### WHAT YOU SHOULD DO
Produce nothing but an exact copy of the lines from the one containing "Rebuild this diagram" through the one containing "(0,0) rectangle (735,845);", and do not carry over pictures.

* Start GIVEN ENTRIES *

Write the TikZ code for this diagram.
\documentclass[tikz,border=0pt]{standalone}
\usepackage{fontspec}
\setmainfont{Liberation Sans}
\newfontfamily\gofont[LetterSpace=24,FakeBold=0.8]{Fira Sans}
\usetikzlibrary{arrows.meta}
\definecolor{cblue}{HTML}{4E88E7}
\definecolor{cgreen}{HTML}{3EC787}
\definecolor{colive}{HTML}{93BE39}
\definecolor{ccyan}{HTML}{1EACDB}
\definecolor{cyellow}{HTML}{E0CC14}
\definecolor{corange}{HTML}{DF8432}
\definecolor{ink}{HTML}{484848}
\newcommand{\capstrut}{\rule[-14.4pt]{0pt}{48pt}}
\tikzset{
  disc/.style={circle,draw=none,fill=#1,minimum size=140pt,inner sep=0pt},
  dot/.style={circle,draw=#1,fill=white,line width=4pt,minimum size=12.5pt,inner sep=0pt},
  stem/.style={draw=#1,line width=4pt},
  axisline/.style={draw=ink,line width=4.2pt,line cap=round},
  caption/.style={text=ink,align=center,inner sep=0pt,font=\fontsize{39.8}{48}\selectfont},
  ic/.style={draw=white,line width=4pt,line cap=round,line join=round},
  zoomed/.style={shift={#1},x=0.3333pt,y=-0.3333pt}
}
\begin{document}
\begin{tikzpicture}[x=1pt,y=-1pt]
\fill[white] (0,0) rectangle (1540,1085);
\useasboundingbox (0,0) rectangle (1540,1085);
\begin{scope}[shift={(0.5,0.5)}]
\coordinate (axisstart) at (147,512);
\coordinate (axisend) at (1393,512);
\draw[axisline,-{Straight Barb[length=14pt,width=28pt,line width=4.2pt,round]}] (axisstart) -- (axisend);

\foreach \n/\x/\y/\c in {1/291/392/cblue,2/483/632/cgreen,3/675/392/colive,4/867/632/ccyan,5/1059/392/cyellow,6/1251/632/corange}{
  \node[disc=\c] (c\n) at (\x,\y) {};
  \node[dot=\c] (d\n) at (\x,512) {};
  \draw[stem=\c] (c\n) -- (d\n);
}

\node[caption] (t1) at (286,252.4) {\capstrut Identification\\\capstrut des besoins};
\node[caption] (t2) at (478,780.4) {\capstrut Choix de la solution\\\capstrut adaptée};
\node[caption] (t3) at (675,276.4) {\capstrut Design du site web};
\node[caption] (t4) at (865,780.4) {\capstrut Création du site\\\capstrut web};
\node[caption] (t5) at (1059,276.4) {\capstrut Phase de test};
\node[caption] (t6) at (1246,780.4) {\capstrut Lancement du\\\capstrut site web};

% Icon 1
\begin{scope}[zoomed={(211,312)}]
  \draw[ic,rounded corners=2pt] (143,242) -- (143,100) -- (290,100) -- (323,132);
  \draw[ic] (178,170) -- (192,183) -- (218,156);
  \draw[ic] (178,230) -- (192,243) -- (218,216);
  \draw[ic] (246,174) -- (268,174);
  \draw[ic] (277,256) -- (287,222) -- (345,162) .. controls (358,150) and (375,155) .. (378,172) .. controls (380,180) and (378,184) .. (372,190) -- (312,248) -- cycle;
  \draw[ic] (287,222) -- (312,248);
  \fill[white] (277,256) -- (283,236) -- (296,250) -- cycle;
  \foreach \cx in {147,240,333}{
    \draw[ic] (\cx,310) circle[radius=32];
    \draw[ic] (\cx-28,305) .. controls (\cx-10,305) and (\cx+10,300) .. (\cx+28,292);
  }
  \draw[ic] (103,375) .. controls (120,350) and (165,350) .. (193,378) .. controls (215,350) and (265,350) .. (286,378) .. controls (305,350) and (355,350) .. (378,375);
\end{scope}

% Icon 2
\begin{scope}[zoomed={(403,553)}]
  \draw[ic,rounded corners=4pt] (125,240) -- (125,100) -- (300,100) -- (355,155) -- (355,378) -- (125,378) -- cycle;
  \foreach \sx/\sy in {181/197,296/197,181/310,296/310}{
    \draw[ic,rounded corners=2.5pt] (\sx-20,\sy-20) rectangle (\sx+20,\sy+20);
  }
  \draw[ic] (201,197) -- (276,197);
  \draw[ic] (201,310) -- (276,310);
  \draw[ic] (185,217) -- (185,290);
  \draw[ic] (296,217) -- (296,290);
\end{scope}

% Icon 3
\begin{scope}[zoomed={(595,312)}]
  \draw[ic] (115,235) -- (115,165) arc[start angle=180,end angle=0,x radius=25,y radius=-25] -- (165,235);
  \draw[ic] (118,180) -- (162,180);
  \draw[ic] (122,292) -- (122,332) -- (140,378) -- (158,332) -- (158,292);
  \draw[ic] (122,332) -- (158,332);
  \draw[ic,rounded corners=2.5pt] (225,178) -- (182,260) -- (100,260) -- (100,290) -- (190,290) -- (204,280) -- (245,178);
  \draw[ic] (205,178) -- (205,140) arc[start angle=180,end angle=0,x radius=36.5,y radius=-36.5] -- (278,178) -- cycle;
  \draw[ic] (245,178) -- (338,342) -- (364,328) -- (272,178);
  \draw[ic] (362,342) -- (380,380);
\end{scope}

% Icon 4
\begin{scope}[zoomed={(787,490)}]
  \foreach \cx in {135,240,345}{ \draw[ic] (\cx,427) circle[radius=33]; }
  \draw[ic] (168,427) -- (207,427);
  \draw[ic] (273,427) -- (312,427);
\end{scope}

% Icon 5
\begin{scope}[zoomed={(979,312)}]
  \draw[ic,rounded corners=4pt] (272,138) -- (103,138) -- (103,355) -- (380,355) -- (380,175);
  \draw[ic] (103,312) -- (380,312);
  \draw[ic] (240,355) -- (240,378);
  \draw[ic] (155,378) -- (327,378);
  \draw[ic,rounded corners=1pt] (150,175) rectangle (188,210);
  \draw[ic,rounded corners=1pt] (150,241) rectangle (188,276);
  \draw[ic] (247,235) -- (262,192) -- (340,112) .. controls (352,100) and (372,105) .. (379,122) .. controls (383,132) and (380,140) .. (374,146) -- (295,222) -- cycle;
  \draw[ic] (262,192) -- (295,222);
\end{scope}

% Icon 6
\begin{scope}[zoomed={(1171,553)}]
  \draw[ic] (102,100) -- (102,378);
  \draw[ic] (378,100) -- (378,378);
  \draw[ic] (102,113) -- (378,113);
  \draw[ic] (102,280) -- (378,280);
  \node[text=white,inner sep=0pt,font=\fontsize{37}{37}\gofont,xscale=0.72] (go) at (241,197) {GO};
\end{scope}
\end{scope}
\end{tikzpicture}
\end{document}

* End GIVEN ENTRIES *
* Start GIVEN ENTRIES *

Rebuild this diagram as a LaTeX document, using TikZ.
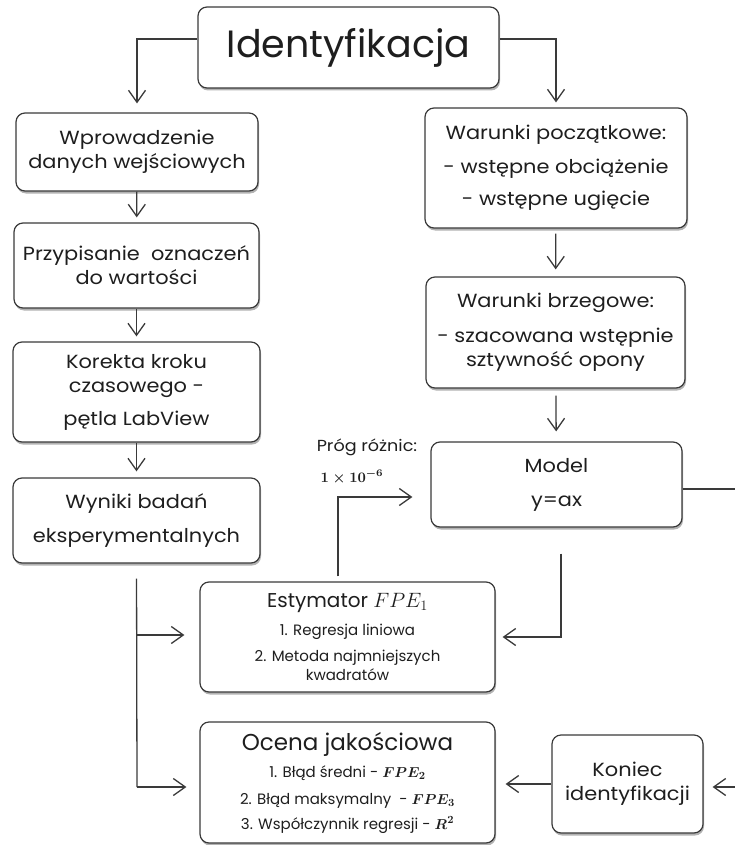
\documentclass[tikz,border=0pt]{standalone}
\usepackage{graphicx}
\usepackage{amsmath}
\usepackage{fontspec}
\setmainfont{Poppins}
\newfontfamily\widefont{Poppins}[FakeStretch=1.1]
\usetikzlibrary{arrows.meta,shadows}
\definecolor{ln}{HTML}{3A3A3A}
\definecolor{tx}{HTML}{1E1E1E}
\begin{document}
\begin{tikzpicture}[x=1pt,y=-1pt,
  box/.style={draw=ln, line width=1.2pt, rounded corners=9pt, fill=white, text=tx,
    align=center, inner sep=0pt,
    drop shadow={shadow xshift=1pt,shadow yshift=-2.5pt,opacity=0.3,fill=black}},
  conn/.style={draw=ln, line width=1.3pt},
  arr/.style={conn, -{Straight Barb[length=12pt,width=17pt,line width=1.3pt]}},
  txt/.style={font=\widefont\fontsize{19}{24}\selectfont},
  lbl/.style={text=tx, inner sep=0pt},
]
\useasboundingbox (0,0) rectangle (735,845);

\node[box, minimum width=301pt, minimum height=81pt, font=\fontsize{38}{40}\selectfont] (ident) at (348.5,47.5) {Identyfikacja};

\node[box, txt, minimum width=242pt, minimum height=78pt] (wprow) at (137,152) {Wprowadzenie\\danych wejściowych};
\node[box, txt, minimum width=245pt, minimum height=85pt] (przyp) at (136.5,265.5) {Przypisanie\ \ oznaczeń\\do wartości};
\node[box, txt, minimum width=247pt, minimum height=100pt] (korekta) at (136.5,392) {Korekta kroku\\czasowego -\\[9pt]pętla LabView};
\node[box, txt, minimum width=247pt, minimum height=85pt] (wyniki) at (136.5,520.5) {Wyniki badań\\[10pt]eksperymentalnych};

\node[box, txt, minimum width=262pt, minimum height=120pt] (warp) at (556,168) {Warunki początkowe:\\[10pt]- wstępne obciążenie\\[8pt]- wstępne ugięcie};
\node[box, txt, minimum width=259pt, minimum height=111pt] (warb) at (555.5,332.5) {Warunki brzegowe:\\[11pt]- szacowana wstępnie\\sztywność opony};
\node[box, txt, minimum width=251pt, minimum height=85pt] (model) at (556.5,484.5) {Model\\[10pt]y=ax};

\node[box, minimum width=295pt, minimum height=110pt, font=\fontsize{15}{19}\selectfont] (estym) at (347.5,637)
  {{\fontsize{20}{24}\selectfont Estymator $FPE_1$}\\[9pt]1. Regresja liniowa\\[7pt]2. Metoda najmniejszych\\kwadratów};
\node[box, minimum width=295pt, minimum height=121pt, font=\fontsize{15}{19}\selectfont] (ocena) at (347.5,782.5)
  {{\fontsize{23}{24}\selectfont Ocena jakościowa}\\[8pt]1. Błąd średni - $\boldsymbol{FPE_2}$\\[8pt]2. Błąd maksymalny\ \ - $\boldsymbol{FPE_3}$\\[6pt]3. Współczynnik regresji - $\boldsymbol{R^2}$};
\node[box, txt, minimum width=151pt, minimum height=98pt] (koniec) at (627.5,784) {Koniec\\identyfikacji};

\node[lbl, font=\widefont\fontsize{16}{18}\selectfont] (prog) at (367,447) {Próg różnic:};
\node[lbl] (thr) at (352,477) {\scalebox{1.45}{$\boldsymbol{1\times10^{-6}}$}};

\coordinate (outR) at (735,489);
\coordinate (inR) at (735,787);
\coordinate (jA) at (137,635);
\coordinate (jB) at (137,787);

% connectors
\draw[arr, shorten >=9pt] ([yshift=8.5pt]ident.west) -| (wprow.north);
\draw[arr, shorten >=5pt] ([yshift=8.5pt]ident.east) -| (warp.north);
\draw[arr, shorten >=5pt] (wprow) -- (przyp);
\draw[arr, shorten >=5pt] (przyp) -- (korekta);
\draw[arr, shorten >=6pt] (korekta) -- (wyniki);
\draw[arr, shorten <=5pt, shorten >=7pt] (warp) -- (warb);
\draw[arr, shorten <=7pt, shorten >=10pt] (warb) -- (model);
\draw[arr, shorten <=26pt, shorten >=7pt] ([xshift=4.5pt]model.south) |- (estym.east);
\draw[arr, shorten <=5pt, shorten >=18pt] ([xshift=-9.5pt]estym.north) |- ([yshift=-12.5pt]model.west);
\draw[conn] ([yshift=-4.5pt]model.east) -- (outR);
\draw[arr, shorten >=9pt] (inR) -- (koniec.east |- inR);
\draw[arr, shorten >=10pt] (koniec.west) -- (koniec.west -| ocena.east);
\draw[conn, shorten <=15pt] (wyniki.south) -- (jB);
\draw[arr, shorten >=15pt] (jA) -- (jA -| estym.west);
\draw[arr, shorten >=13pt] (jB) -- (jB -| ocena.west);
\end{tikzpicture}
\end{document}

* End GIVEN ENTRIES *

### RESULT BELOW
Rebuild this diagram as a LaTeX document, using TikZ.
\documentclass[tikz,border=0pt]{standalone}
\usepackage{graphicx}
\usepackage{amsmath}
\usepackage{fontspec}
\setmainfont{Poppins}
\newfontfamily\widefont{Poppins}[FakeStretch=1.1]
\usetikzlibrary{arrows.meta,shadows}
\definecolor{ln}{HTML}{3A3A3A}
\definecolor{tx}{HTML}{1E1E1E}
\begin{document}
\begin{tikzpicture}[x=1pt,y=-1pt,
  box/.style={draw=ln, line width=1.2pt, rounded corners=9pt, fill=white, text=tx,
    align=center, inner sep=0pt,
    drop shadow={shadow xshift=1pt,shadow yshift=-2.5pt,opacity=0.3,fill=black}},
  conn/.style={draw=ln, line width=1.3pt},
  arr/.style={conn, -{Straight Barb[length=12pt,width=17pt,line width=1.3pt]}},
  txt/.style={font=\widefont\fontsize{19}{24}\selectfont},
  lbl/.style={text=tx, inner sep=0pt},
]
\useasboundingbox (0,0) rectangle (735,845);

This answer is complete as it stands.